Draft laws should be discussed in inclusive manner
The Albanian Helsinki Committee (AHC) has continuously had at the center of its attention the study of legal initiatives in order to assess and suggest improvements that would guarantee higher standards of respect for human rights and freedoms as well as preserve and strengthen the rule of law. AHC has reacted especially in some cases with regard to procedures followed for the review and approval of draft laws. Inclusivity in this process is a democratic value and a guarantee to see draft laws from different standpoints, adapt them better to constitutional principles and legislation in force, the needs of the country’s democratic development, as well as to prevent interests or standpoints of certain sectors of the public administration, of groups of interest, to the detriment of the rest of citizens.
In recent days, AHC has become aware of some important lawmaking initiatives that are related to the organization and functioning of important state structures that have a major impact on the lives of the country’s citizens. As such, we may mention the draft law “On State Police” as well as two legal initiatives by a group of MPs for additions and amendments to the law “On the Magistrates School” and “On the organization and functioning of the HCJ.”
With regard to the draft law “On State Police,” AHC has submitted to the Assembly an extensive material that contains remarks and suggestions as it is of the opinion that the draft law has room for improvements; this would better guarantee respect for the rights and freedoms of citizens, as guaranteed by the Constitution and by law. However, we are of the opinion that it would be better for the draft law to go through the review and approval procedure after the approval of the package of improvements to the Penal Procedure Code, given that this important law conditions many of the functions and competences of State Police. On the other hand, the draft law should be subjected more broadly to consultations and discussions among government structures, groups of justice professionals, groups of interest, and the civil society, by making the proper time available to them.
With regard ot the legal initiative of a group of MPs, AHC wishes to emphasize that, while it formally considers it in accordance with article 81/1 of the Constitution, our opinion is that all lawmaking initiatives should be subjected, equally, to the same procedures of review and approval, according to the Constitution and the laws and standards of a democratic state.

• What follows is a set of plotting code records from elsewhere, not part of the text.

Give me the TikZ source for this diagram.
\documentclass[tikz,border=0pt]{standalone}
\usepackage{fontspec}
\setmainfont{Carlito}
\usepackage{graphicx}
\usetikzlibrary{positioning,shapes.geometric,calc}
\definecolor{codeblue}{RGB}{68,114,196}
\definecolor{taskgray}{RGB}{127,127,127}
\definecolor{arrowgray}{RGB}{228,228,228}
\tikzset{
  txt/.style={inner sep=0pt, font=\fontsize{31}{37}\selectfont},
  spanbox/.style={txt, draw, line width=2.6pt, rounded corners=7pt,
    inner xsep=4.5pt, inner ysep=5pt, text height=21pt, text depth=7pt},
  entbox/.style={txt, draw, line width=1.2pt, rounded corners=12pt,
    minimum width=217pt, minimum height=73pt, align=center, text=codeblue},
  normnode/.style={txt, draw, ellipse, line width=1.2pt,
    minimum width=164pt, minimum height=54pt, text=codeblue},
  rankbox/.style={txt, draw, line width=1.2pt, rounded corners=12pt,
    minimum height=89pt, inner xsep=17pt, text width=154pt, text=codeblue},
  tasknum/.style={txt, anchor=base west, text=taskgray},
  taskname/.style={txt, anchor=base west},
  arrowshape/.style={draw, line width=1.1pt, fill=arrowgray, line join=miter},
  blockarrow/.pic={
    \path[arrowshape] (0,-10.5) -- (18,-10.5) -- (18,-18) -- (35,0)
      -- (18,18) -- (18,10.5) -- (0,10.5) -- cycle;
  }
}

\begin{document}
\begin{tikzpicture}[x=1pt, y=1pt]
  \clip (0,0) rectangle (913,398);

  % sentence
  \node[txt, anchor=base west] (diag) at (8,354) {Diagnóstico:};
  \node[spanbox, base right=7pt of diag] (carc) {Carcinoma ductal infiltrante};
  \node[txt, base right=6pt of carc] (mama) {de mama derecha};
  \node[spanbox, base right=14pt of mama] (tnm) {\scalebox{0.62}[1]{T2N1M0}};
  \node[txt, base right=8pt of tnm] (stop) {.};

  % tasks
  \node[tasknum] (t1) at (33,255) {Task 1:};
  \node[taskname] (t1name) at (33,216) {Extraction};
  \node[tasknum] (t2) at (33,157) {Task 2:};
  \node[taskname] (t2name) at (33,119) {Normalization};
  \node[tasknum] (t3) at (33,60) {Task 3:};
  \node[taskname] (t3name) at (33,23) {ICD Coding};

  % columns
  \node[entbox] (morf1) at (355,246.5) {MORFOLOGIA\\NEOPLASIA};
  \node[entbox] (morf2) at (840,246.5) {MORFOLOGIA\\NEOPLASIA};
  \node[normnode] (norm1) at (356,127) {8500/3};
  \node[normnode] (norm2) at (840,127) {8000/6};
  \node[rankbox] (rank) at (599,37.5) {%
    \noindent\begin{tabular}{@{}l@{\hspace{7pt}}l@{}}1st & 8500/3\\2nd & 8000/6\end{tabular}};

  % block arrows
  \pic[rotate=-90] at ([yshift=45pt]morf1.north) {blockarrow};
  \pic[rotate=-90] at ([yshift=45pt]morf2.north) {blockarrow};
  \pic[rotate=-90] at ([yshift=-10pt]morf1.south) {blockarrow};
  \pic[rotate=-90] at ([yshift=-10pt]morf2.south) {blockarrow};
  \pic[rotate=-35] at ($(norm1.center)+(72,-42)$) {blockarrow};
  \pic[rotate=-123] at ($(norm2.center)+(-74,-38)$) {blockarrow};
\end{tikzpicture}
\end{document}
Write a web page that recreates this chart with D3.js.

Nevertheless, objectiveness, the necessary time and space and inclusivity in discussing them are essential requirements for a democratic society and state. This is even more essential when it comes to interventions into legislation that regulates the activity of the judicial power.
For these reasons, AHC suggests that it would be more effective that these lawmaking initiatives are subjected to open preliminary discussion and debate, in an inclusive manner, soliciting especially the views of professionals and specialists of the area, as well as the broader public. We would like for international structures, which have been present and active in Albania for years, to speak out also publicly about their assessment of important draft laws that the country needs to improve or approve, in order to deter political abuse with regard to their stance.